A 1615 variation of this policy has been proposed by Francis Bacon – separa et impera. Looks like the first derivative of the original.

A modern adaptation – entropia et impera – is proposed by the author (J. Marczyk, 2022). Where does this concept come from? The ancient Greeks knew that each generation leaves behind more chaos than it had inherited. Today, our society is not only in a state of chaos, it is also decadent and corrupt, morally bankrupt, intentionally wasteful and inefficient, dominated by uncertainty and self-inflicted destabilizing events and crises. The bottom line is that we live in an entropy-heavy society and the resulting inefficiency is so crippling that it appears to be specifically engineered just for that very purpose. Entropy not only epitomizes the salient characteristics of our time; it also appears to be the principal instrument of implementation of the Great Reset. Entropy is a strategy, it is a weapon, a tool, hence the term entropia et impera.

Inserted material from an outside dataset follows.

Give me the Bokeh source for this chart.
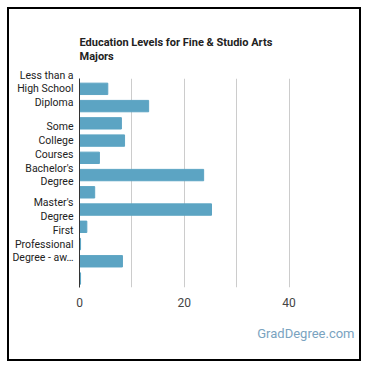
from bokeh.plotting import figure
from bokeh.models import Range1d, FixedTicker, Title
from bokeh.embed import file_html
from bokeh.resources import INLINE

categories = ["Less than a High School Diploma", "High School Diploma",
              "Post-Secondary Certificate", "Some College Courses",
              "Associate's Degree", "Bachelor's Degree",
              "Post-Baccalaureate Certificate", "Master's Degree",
              "Post-Master's Certificate", "First Professional Degree",
              "Doctoral Degree", "Post-Doctoral Training"]
values = [5.4, 13.2, 8.0, 8.6, 3.8, 23.7, 2.9, 25.2, 1.4, 0.2, 8.2, 0.2]
shown_labels = {0: "Less than a\nHigh School\nDiploma",
                3: "Some\nCollege\nCourses",
                5: "Bachelor's\nDegree",
                7: "Master's\nDegree",
                9: "First\nProfessional\nDegree - aw\u2026"}
x_ticks = [0, 20, 40]
grid_ticks = [10, 20, 30, 40]

idx = list(range(len(categories)))

p = figure(width=350, height=350, output_backend="svg", toolbar_location=None,
           x_range=Range1d(0, 52.5), y_range=Range1d(len(categories) - 0.48, -0.6),
           min_border_left=70, min_border_right=5, min_border_bottom=71,
           min_border_top=69,
           styles={"position": "absolute", "left": "9px", "top": "9px",
                   "box-shadow": "0 0 0 2px #000000"})

p.hbar(y=idx, right=values, left=0, height=0.66, color="#5ca4c3")

t = Title(text="Education Levels for Fine & Studio Arts\nMajors", align="left",
          text_font="Roboto", text_font_size="11px", text_font_style="bold",
          text_color="#222222", standoff=30, text_line_height=1.15)
p.add_layout(t, "above")
p.title.visible = False

wm = Title(text="GradDegree.com", align="right", offset=0, standoff=33,
           vertical_align="top",
           text_font="Roboto", text_font_size="13px", text_font_style="normal",
           text_color="#7aa3bf")
p.add_layout(wm, "below")

p.xaxis.ticker = FixedTicker(ticks=x_ticks)
p.xgrid.ticker = FixedTicker(ticks=grid_ticks)
p.xgrid.grid_line_color = "#cccccc"
p.ygrid.visible = False
p.xaxis.axis_line_color = None
p.xaxis.major_tick_line_color = None
p.xaxis.minor_tick_line_color = None
p.xaxis.major_label_text_font = "Roboto"
p.xaxis.major_label_text_font_size = "12px"
p.xaxis.major_label_text_color = "#444444"
p.xaxis.major_label_standoff = 4
p.xaxis.axis_label_standoff = 0

p.yaxis.ticker = FixedTicker(ticks=list(shown_labels.keys()))
p.yaxis.major_label_overrides = shown_labels
p.yaxis.axis_line_color = "#333333"
p.yaxis.major_tick_line_color = None
p.yaxis.minor_tick_line_color = None
p.yaxis.major_label_text_font = "Roboto"
p.yaxis.major_label_text_font_size = "10.5px"
p.yaxis.major_label_text_color = "#222222"
p.yaxis.major_label_text_line_height = 1.05
p.yaxis.major_label_standoff = 0
p.yaxis.axis_label_standoff = 0

p.outline_line_color = None

open("out.html", "w").write(file_html(p, INLINE))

Evidently, the intentional generation of entropy within society is something that belongs to governments, politicians and to those who control them. However, when it comes to corporations, there too one witnesses inefficiency, which is so widespread and deeply rooted that it appears to be not just a business model but actually consolidated corporate culture. For example, it is preferable to create products that break and which require plenty of spare parts and maintenance instead of developing better, more reliable products. A better, more reliable product increases one’s reputation but nowadays reputation no longer bears any value. In a shameless, colluded and corrupt society, reputation is a thing of the past. What counts is maintaining the status quo, even if it means the destruction of a company. In such a context, innovation is seen as the enemy as it requires management to have a roadmap, a vision, to invent new business models, to seek new markets, to risk, and, ultimately, to disrupt the status quo. Pronouncing some a’ la mode words, such as “sustainability”, “social corporate responsibility” or “renewables” will make any mediocre executive look good in the eyes of his yes-men. Inefficiency and the Peter Principle go hand in hand very nicely. Inefficiency is great at masking incompetence and diluting responsibilities. This is why it is often self-inflicted.

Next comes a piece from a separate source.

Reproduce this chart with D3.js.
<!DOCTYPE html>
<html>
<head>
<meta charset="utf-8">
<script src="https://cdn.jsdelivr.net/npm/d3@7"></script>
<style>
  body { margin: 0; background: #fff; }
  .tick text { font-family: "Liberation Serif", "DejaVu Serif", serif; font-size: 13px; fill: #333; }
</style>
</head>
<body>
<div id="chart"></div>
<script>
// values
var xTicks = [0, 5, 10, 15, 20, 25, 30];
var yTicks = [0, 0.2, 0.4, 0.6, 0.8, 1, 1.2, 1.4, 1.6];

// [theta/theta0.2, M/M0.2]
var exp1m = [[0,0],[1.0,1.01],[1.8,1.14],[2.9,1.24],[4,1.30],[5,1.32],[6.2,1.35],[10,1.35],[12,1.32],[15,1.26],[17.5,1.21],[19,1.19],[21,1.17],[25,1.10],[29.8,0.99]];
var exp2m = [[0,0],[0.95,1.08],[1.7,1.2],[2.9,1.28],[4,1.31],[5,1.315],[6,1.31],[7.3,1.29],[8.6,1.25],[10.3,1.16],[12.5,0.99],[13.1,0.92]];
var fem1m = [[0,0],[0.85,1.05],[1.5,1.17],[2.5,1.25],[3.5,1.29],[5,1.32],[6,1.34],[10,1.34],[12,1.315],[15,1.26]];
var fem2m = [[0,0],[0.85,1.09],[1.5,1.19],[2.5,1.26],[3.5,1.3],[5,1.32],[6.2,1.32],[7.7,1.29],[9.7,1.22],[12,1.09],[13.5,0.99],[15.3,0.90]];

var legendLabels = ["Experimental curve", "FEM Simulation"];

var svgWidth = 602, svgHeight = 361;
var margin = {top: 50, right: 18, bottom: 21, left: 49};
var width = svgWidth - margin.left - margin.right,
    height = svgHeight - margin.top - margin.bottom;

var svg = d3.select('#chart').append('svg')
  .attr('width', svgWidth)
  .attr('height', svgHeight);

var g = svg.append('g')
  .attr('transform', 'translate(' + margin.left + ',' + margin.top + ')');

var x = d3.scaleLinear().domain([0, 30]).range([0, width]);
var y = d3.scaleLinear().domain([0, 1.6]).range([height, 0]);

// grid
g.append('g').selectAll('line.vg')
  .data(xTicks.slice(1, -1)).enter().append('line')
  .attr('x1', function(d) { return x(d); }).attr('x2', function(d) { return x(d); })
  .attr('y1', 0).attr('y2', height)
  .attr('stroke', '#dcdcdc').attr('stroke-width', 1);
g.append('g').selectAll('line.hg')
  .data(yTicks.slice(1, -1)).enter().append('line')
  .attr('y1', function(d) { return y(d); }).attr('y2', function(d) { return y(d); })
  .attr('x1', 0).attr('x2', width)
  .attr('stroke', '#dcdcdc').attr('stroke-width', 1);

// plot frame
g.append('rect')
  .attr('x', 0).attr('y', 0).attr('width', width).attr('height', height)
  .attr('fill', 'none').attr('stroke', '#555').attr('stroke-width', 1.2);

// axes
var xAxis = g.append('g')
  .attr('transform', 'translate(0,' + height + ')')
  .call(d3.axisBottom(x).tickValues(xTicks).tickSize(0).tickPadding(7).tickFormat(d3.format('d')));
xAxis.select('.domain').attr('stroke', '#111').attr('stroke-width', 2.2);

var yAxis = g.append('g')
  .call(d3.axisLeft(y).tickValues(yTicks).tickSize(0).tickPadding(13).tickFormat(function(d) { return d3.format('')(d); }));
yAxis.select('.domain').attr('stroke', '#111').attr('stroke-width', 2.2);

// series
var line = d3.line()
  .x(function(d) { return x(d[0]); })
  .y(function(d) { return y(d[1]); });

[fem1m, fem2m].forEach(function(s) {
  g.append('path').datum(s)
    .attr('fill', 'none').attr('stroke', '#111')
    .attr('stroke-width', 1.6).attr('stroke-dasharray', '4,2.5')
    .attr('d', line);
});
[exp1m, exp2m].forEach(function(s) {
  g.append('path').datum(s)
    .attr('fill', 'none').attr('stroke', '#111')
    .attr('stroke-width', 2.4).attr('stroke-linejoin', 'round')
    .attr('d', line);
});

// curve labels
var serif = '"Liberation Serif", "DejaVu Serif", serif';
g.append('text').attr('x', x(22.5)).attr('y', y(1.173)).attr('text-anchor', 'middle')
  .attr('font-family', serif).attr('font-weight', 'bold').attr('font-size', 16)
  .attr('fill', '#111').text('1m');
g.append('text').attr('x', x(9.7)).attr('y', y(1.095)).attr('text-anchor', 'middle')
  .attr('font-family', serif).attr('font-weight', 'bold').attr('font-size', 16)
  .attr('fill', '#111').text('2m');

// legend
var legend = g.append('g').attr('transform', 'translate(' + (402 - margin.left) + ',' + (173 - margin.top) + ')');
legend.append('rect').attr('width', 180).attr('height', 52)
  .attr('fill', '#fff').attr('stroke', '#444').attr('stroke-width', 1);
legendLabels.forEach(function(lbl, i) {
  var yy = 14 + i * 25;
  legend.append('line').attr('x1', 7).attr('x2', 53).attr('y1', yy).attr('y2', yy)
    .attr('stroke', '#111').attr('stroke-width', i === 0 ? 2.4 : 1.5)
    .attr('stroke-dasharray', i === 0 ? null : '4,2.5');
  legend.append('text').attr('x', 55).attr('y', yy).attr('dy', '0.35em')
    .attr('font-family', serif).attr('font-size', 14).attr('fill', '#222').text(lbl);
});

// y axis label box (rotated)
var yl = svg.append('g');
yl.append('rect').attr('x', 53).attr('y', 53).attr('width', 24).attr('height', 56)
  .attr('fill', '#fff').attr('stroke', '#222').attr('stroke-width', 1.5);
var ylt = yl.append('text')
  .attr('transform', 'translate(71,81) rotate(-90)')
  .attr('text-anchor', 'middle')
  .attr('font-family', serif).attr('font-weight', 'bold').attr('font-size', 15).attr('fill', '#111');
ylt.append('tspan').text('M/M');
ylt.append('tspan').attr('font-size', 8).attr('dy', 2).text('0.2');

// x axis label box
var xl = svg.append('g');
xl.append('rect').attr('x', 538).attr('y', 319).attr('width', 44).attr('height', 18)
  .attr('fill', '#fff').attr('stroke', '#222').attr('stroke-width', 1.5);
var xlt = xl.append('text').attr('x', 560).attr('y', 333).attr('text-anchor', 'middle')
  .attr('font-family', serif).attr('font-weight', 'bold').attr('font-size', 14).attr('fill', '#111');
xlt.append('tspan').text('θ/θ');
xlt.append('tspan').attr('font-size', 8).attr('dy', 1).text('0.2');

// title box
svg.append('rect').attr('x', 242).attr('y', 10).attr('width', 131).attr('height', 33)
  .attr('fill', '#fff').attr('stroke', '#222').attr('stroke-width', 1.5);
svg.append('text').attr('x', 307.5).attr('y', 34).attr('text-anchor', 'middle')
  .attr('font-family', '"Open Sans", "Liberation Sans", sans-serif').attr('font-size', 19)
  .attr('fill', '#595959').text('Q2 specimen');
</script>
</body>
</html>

Knowing ahead of time that problems may surface in a product or in a production process is not desirable in an entropy-heavy ‘business model’. This is because today it is more profitable to have things break and then to continue fixing them than building high-quality reliable products. Anomaly anticipation – this is what our QCM technology does – means forcing someone to take action and this, in turn, means risk and responsibility. This is why QCM is so scary to the majority and why it is a technology only for the very few, courageous visionaries. So, it is preferable to have a malfunction actually materialize, to have the product breakdown and then to send a repair team with plenty of spare parts. It is remarkable how this approach has, paradoxically, turned entropy into a money-making machine. Money from mediocrity and inefficiency. Amazing.

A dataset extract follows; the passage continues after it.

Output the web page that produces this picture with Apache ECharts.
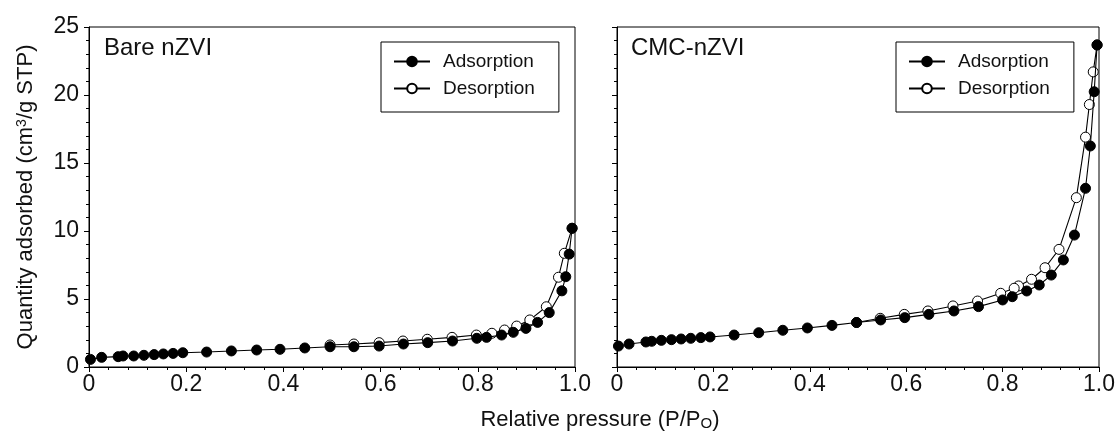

There are two points to be made. First of all, there is a question of whether such an approach is ethical. With all likelihood, in a society that has set aside ethics, the question is irrelevant. A more practical issue is another. Such a model is not sustainable. Entropy has tremendous erosive power and, in the long run, it will kill. It also leads to fragility, or anti-resilience. So, while many corporations opt for a stagnant, outdated and fragmented, fear-driven and innovation-free strategy, the ones that look forward with courage will eventually be rewarded. Ignorance is bliss, but not for long.